→ **Instructions for the task**: Each line below is to be written out in full, exactly as shown.
--- start of Given material ---
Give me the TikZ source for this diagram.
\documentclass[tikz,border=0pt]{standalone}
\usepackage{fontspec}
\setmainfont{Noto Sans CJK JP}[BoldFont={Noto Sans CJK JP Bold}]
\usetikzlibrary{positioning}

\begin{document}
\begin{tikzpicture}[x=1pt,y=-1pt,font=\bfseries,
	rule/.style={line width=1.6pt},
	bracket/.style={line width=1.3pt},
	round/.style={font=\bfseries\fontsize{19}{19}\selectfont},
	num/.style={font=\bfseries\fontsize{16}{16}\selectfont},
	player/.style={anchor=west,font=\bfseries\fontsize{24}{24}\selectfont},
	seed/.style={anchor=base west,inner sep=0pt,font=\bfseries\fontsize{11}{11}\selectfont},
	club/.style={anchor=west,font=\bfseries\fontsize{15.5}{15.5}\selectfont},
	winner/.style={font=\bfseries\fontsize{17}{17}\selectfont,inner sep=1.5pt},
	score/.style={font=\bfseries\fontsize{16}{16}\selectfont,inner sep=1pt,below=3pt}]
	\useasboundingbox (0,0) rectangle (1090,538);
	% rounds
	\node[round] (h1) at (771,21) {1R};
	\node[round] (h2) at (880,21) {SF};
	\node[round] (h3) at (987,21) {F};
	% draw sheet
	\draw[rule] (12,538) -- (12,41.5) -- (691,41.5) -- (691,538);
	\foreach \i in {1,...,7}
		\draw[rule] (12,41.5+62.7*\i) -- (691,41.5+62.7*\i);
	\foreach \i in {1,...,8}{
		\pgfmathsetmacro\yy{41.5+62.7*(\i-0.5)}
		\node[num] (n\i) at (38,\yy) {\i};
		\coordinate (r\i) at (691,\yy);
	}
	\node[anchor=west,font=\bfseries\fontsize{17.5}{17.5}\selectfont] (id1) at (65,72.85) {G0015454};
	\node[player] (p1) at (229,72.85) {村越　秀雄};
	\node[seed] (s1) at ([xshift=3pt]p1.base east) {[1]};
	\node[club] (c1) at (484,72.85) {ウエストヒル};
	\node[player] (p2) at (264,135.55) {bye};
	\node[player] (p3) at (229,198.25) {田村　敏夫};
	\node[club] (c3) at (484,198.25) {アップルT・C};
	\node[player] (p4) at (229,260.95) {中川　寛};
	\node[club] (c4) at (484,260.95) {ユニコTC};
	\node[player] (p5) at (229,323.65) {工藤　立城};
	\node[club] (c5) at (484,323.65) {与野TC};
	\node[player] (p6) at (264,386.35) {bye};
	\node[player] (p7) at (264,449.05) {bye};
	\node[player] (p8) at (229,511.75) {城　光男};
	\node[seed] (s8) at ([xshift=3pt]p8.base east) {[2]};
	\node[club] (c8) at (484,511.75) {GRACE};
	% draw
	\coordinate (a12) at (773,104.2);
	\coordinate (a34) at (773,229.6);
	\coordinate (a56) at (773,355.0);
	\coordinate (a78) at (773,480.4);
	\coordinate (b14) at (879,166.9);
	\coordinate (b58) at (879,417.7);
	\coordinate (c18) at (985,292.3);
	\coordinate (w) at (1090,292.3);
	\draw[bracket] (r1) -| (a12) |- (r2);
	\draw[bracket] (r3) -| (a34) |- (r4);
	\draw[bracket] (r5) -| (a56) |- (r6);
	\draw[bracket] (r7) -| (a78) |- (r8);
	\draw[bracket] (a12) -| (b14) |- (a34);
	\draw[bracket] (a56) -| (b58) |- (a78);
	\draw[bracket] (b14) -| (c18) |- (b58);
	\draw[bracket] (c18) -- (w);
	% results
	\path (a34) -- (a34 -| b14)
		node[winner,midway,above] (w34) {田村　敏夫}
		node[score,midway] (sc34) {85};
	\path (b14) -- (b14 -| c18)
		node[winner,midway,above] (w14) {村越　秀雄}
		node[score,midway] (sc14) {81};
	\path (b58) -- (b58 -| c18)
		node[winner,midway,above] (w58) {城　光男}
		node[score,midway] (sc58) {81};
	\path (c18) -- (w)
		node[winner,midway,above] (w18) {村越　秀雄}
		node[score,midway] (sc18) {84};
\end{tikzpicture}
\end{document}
--- end of Given material ---
→ **In response**:
Give me the TikZ source for this diagram.
\documentclass[tikz,border=0pt]{standalone}
\usepackage{fontspec}
\setmainfont{Noto Sans CJK JP}[BoldFont={Noto Sans CJK JP Bold}]
\usetikzlibrary{positioning}

\begin{document}
\begin{tikzpicture}[x=1pt,y=-1pt,font=\bfseries,
	rule/.style={line width=1.6pt},
	bracket/.style={line width=1.3pt},
	round/.style={font=\bfseries\fontsize{19}{19}\selectfont},
	num/.style={font=\bfseries\fontsize{16}{16}\selectfont},
	player/.style={anchor=west,font=\bfseries\fontsize{24}{24}\selectfont},
	seed/.style={anchor=base west,inner sep=0pt,font=\bfseries\fontsize{11}{11}\selectfont},
	club/.style={anchor=west,font=\bfseries\fontsize{15.5}{15.5}\selectfont},
	winner/.style={font=\bfseries\fontsize{17}{17}\selectfont,inner sep=1.5pt},
	score/.style={font=\bfseries\fontsize{16}{16}\selectfont,inner sep=1pt,below=3pt}]
	\useasboundingbox (0,0) rectangle (1090,538);
	% rounds
	\node[round] (h1) at (771,21) {1R};
	\node[round] (h2) at (880,21) {SF};
	\node[round] (h3) at (987,21) {F};
	% draw sheet
	\draw[rule] (12,538) -- (12,41.5) -- (691,41.5) -- (691,538);
	\foreach \i in {1,...,7}
		\draw[rule] (12,41.5+62.7*\i) -- (691,41.5+62.7*\i);
	\foreach \i in {1,...,8}{
		\pgfmathsetmacro\yy{41.5+62.7*(\i-0.5)}
		\node[num] (n\i) at (38,\yy) {\i};
		\coordinate (r\i) at (691,\yy);
	}
	\node[anchor=west,font=\bfseries\fontsize{17.5}{17.5}\selectfont] (id1) at (65,72.85) {G0015454};
	\node[player] (p1) at (229,72.85) {村越　秀雄};
	\node[seed] (s1) at ([xshift=3pt]p1.base east) {[1]};
	\node[club] (c1) at (484,72.85) {ウエストヒル};
	\node[player] (p2) at (264,135.55) {bye};
	\node[player] (p3) at (229,198.25) {田村　敏夫};
	\node[club] (c3) at (484,198.25) {アップルT・C};
	\node[player] (p4) at (229,260.95) {中川　寛};
	\node[club] (c4) at (484,260.95) {ユニコTC};
	\node[player] (p5) at (229,323.65) {工藤　立城};
	\node[club] (c5) at (484,323.65) {与野TC};
	\node[player] (p6) at (264,386.35) {bye};
	\node[player] (p7) at (264,449.05) {bye};
	\node[player] (p8) at (229,511.75) {城　光男};
	\node[seed] (s8) at ([xshift=3pt]p8.base east) {[2]};
	\node[club] (c8) at (484,511.75) {GRACE};
	% draw
	\coordinate (a12) at (773,104.2);
	\coordinate (a34) at (773,229.6);
	\coordinate (a56) at (773,355.0);
	\coordinate (a78) at (773,480.4);
	\coordinate (b14) at (879,166.9);
	\coordinate (b58) at (879,417.7);
	\coordinate (c18) at (985,292.3);
	\coordinate (w) at (1090,292.3);
	\draw[bracket] (r1) -| (a12) |- (r2);
	\draw[bracket] (r3) -| (a34) |- (r4);
	\draw[bracket] (r5) -| (a56) |- (r6);
	\draw[bracket] (r7) -| (a78) |- (r8);
	\draw[bracket] (a12) -| (b14) |- (a34);
	\draw[bracket] (a56) -| (b58) |- (a78);
	\draw[bracket] (b14) -| (c18) |- (b58);
	\draw[bracket] (c18) -- (w);
	% results
	\path (a34) -- (a34 -| b14)
		node[winner,midway,above] (w34) {田村　敏夫}
		node[score,midway] (sc34) {85};
	\path (b14) -- (b14 -| c18)
		node[winner,midway,above] (w14) {村越　秀雄}
		node[score,midway] (sc14) {81};
	\path (b58) -- (b58 -| c18)
		node[winner,midway,above] (w58) {城　光男}
		node[score,midway] (sc58) {81};
	\path (c18) -- (w)
		node[winner,midway,above] (w18) {村越　秀雄}
		node[score,midway] (sc18) {84};
\end{tikzpicture}
\end{document}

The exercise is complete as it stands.